> **Challenge**
Repeat only the lines below that run from the line with "Give me the Plotly source for this chart." to the line with "left_2020 = [6.5, 5.6, 5.2, 3.4, 2.7, 1.9]", ends included; skip every picture.

--- start Material for this task ---

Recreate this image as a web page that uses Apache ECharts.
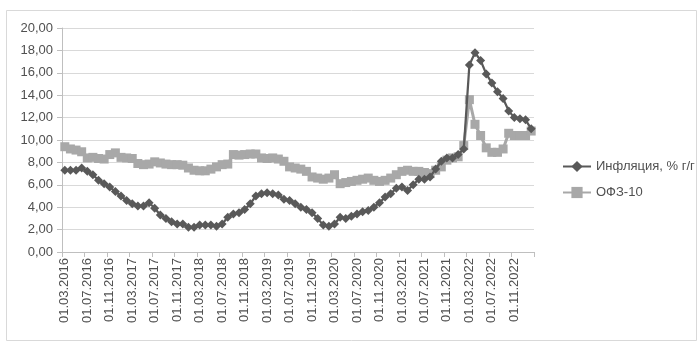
<!DOCTYPE html>
<html>
<head>
<meta charset="utf-8">
<script src="https://cdn.jsdelivr.net/npm/echarts@6/dist/echarts.min.js"></script>
<style>
html,body{margin:0;padding:0;background:#fff;}
#c{width:699px;height:345px;}
</style>
</head>
<body>
<div id="c"></div>
<script>
const categories = [
  "01.03.2016","01.04.2016","01.05.2016","01.06.2016","01.07.2016","01.08.2016","01.09.2016","01.10.2016","01.11.2016","01.12.2016",
  "01.01.2017","01.02.2017","01.03.2017","01.04.2017","01.05.2017","01.06.2017","01.07.2017","01.08.2017","01.09.2017","01.10.2017","01.11.2017","01.12.2017",
  "01.01.2018","01.02.2018","01.03.2018","01.04.2018","01.05.2018","01.06.2018","01.07.2018","01.08.2018","01.09.2018","01.10.2018","01.11.2018","01.12.2018",
  "01.01.2019","01.02.2019","01.03.2019","01.04.2019","01.05.2019","01.06.2019","01.07.2019","01.08.2019","01.09.2019","01.10.2019","01.11.2019","01.12.2019",
  "01.01.2020","01.02.2020","01.03.2020","01.04.2020","01.05.2020","01.06.2020","01.07.2020","01.08.2020","01.09.2020","01.10.2020","01.11.2020","01.12.2020",
  "01.01.2021","01.02.2021","01.03.2021","01.04.2021","01.05.2021","01.06.2021","01.07.2021","01.08.2021","01.09.2021","01.10.2021","01.11.2021","01.12.2021",
  "01.01.2022","01.02.2022","01.03.2022","01.04.2022","01.05.2022","01.06.2022","01.07.2022","01.08.2022","01.09.2022","01.10.2022","01.11.2022","01.12.2022",
  "01.01.2023","01.02.2023"
];
const inflation = [
  7.3, 7.3, 7.3, 7.5, 7.2, 6.9, 6.4, 6.1, 5.8, 5.4,
  5.0, 4.6, 4.3, 4.1, 4.1, 4.4, 3.9, 3.3, 3.0, 2.7, 2.5, 2.5,
  2.2, 2.2, 2.4, 2.4, 2.4, 2.3, 2.5, 3.1, 3.4, 3.5, 3.8, 4.3,
  5.0, 5.2, 5.3, 5.2, 5.1, 4.7, 4.6, 4.3, 4.0, 3.8, 3.5, 3.0,
  2.4, 2.3, 2.5, 3.1, 3.0, 3.2, 3.4, 3.6, 3.7, 4.0, 4.4, 4.9,
  5.2, 5.7, 5.8, 5.5, 6.0, 6.5, 6.5, 6.7, 7.4, 8.1, 8.4, 8.4,
  8.7, 9.2, 16.7, 17.8, 17.1, 15.9, 15.1, 14.3, 13.7, 12.6, 12.0, 11.9,
  11.8, 11.0
];
const ofz10 = [
  9.4, 9.2, 9.1, 8.95, 8.4, 8.45, 8.35, 8.3, 8.7, 8.85,
  8.45, 8.4, 8.35, 7.9, 7.8, 7.85, 8.05, 7.95, 7.85, 7.8, 7.8, 7.75,
  7.5, 7.3, 7.25, 7.25, 7.4, 7.6, 7.8, 7.85, 8.7, 8.65, 8.7, 8.75,
  8.75, 8.4, 8.35, 8.4, 8.3, 8.1, 7.6, 7.5, 7.4, 7.2, 6.7, 6.6,
  6.5, 6.6, 6.9, 6.1, 6.2, 6.3, 6.4, 6.5, 6.6, 6.4, 6.3, 6.4,
  6.6, 6.9, 7.2, 7.3, 7.2, 7.2, 7.1, 7.0, 7.3, 7.6, 8.2, 8.4,
  8.5, 9.5, 13.6, 11.4, 10.4, 9.3, 8.9, 8.9, 9.2, 10.6, 10.4, 10.4,
  10.4, 10.8
];
const seriesNames = ["Инфляция, % г/г", "ОФЗ-10"];

const FONT = "Liberation Sans";
const chart = echarts.init(document.getElementById('c'), null, {renderer:'canvas'});
chart.setOption({
  animation: false,
  backgroundColor: '#ffffff',
  graphic: [{
    type: 'rect', left: 4, top: 8,
    shape: {width: 690, height: 330},
    style: {fill: 'none', stroke: '#d9d9d9', lineWidth: 1}
  }],
  grid: {left: 62, right: 165, top: 28, bottom: 93, containLabel: false},
  legend: {
    orient: 'vertical', left: 557, top: 155,
    itemWidth: 28, itemHeight: 14, itemGap: 13,
    textStyle: {fontFamily: FONT, fontSize: 13, color: '#505050', padding: [0,0,0,0]},
    data: seriesNames
  },
  xAxis: {
    type: 'category', data: categories, boundaryGap: true,
    axisLine: {lineStyle: {color: '#bfbfbf', width: 1}},
    axisTick: {show: true, interval: 3, length: 5, lineStyle: {color: '#bfbfbf'}},
    axisLabel: {interval: 3, rotate: 90, margin: 6, fontFamily: FONT, fontSize: 13, color: '#505050'},
    splitLine: {show: false}
  },
  yAxis: {
    type: 'value', min: 0, max: 20, interval: 2,
    axisLine: {show: true, lineStyle: {color: '#bfbfbf', width: 1}},
    axisTick: {show: true, length: 5, lineStyle: {color: '#bfbfbf'}},
    axisLabel: {margin: 9, fontFamily: FONT, fontSize: 13, color: '#505050',
      formatter: v => v.toFixed(2).replace('.', ',')},
    splitLine: {lineStyle: {color: '#d9d9d9', width: 1}}
  },
  series: [
    {
      name: seriesNames[0], type: 'line', data: inflation,
      symbol: 'diamond', symbolSize: 9, showAllSymbol: true,
      lineStyle: {color: '#595959', width: 2.25},
      itemStyle: {color: '#595959'},
      z: 3
    },
    {
      name: seriesNames[1], type: 'line', data: ofz10,
      symbol: 'rect', symbolSize: 9, showAllSymbol: true,
      lineStyle: {color: '#a8a8a8', width: 3},
      itemStyle: {color: '#a8a8a8'},
      z: 2
    }
  ]
});
</script>
</body>
</html>
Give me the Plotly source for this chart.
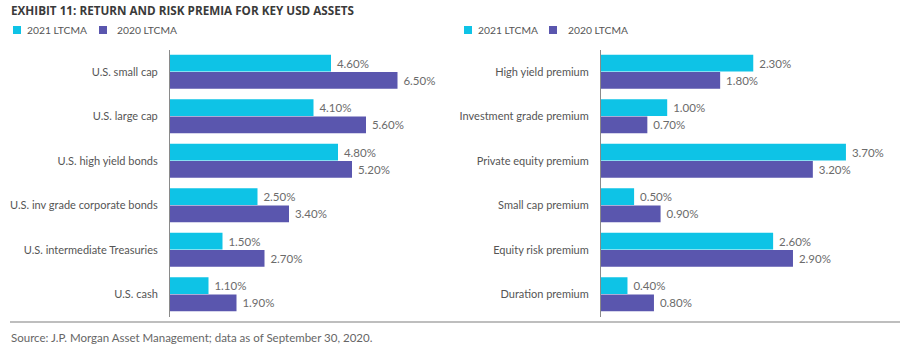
import plotly.graph_objects as go

W, H = 902, 352

left_categories = ["U.S. small cap", "U.S. large cap", "U.S. high yield bonds",
                   "U.S. inv grade corporate bonds", "U.S. intermediate Treasuries", "U.S. cash"]
left_2021 = [4.6, 4.1, 4.8, 2.5, 1.5, 1.1]
left_2020 = [6.5, 5.6, 5.2, 3.4, 2.7, 1.9]

right_categories = ["High yield premium", "Investment grade premium", "Private equity premium",
                    "Small cap premium", "Equity risk premium", "Duration premium"]
right_2021 = [2.3, 1.0, 3.7, 0.5, 2.6, 0.4]
right_2020 = [1.8, 0.7, 3.2, 0.9, 2.9, 0.8]

series_names = ["2021 LTCMA", "2020 LTCMA"]
C21 = "#0EC3E6"
C20 = "#5A56AE"
colors = [C21, C20]

FONT = "Lato"
TXT = "#6b6b6b"

def px_x(p):
    return p / W

def px_y(p):
    return 1 - p / H

fig = go.Figure()

def add(cats, vals, name, color, xa, ya):
    fig.add_trace(go.Bar(
        y=cats, x=vals, name=name, orientation="h",
        marker=dict(color=color, line=dict(width=0)),
        text=[f"\u00a0{v:.2f}%" for v in vals],
        textposition="outside", cliponaxis=False, constraintext="none",
        textfont=dict(family=FONT, size=11.5, color=TXT),
        xaxis=xa, yaxis=ya, showlegend=False, hoverinfo="skip",
    ))

add(left_categories, left_2021, series_names[0], C21, "x", "y")
add(left_categories, left_2020, series_names[1], C20, "x", "y")
add(right_categories, right_2021, series_names[0], C21, "x2", "y2")
add(right_categories, right_2020, series_names[1], C20, "x2", "y2")

ydom = [px_y(316.5), px_y(49.5)]
axis_common = dict(showgrid=False, zeroline=False, showticklabels=False, fixedrange=True)
ycommon = dict(autorange="reversed", showline=True, linecolor="#8a8a8a", linewidth=1,
               ticks="", tickfont=dict(family=FONT, size=11, color="#555555"),
               ticklabelstandoff=9, domain=ydom)

fig.update_layout(
    width=W, height=H, margin=dict(l=0, r=0, t=0, b=0),
    paper_bgcolor="white", plot_bgcolor="white",
    barmode="group", bargap=0.23, bargroupgap=0.03,
    font=dict(family=FONT, color="#555555"),
    xaxis=dict(domain=[px_x(170), px_x(440)], range=[0, 270 / 35.0], anchor="y", **axis_common),
    yaxis=dict(anchor="x", **ycommon),
    xaxis2=dict(domain=[px_x(601), px_x(895)], range=[0, 294 / 66.2], anchor="y2", **axis_common),
    yaxis2=dict(anchor="x2", **ycommon),
    showlegend=False,
)

# legends (one above each panel)
for lx, sx2, tx2 in [(13, 99, 115), (464, 549, 566)]:
    for i, (sx, tx) in enumerate([(lx, lx + 12), (sx2, tx2)]):
        fig.add_shape(type="rect", xref="paper", yref="paper",
                      x0=px_x(sx), x1=px_x(sx + 8), y0=px_y(34), y1=px_y(26),
                      fillcolor=colors[i], line=dict(width=0))
        fig.add_annotation(text=series_names[i], xref="paper", yref="paper",
                           x=px_x(tx), y=px_y(30), xanchor="left", yanchor="middle",
                           showarrow=False,
                           font=dict(family=FONT, size=10.3, color="#555555"))

fig.add_annotation(text="<b>EXHIBIT 11: RETURN AND RISK PREMIA FOR KEY USD ASSETS</b>",
                   xref="paper", yref="paper", x=px_x(9), y=px_y(10),
                   xanchor="left", yanchor="middle", showarrow=False,
                   font=dict(family="Open Sans", size=11.7, color="#3a3a3a"))

fig.add_shape(type="line", xref="paper", yref="paper",
              x0=px_x(10), x1=px_x(900), y0=px_y(322), y1=px_y(322),
              line=dict(color="#a8a8a8", width=1.5))

fig.add_annotation(text="Source: J.P. Morgan Asset Management; data as of September 30, 2020.",
                   xref="paper", yref="paper", x=px_x(9), y=px_y(337),
                   xanchor="left", yanchor="middle", showarrow=False,
                   font=dict(family=FONT, size=11.5, color="#666666"))

fig.write_html("out.html")
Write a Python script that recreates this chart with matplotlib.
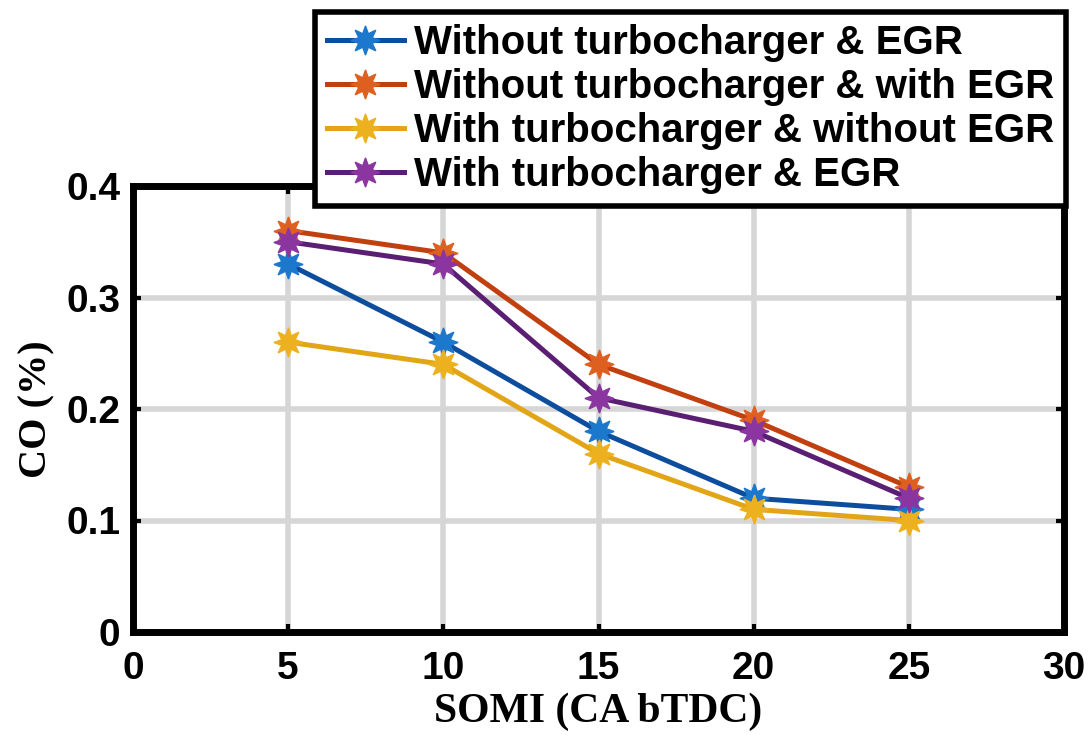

--- end Material for this task ---

> **Exercise result**
Give me the Plotly source for this chart.
import plotly.graph_objects as go

W, H = 902, 352

left_categories = ["U.S. small cap", "U.S. large cap", "U.S. high yield bonds",
                   "U.S. inv grade corporate bonds", "U.S. intermediate Treasuries", "U.S. cash"]
left_2021 = [4.6, 4.1, 4.8, 2.5, 1.5, 1.1]
left_2020 = [6.5, 5.6, 5.2, 3.4, 2.7, 1.9]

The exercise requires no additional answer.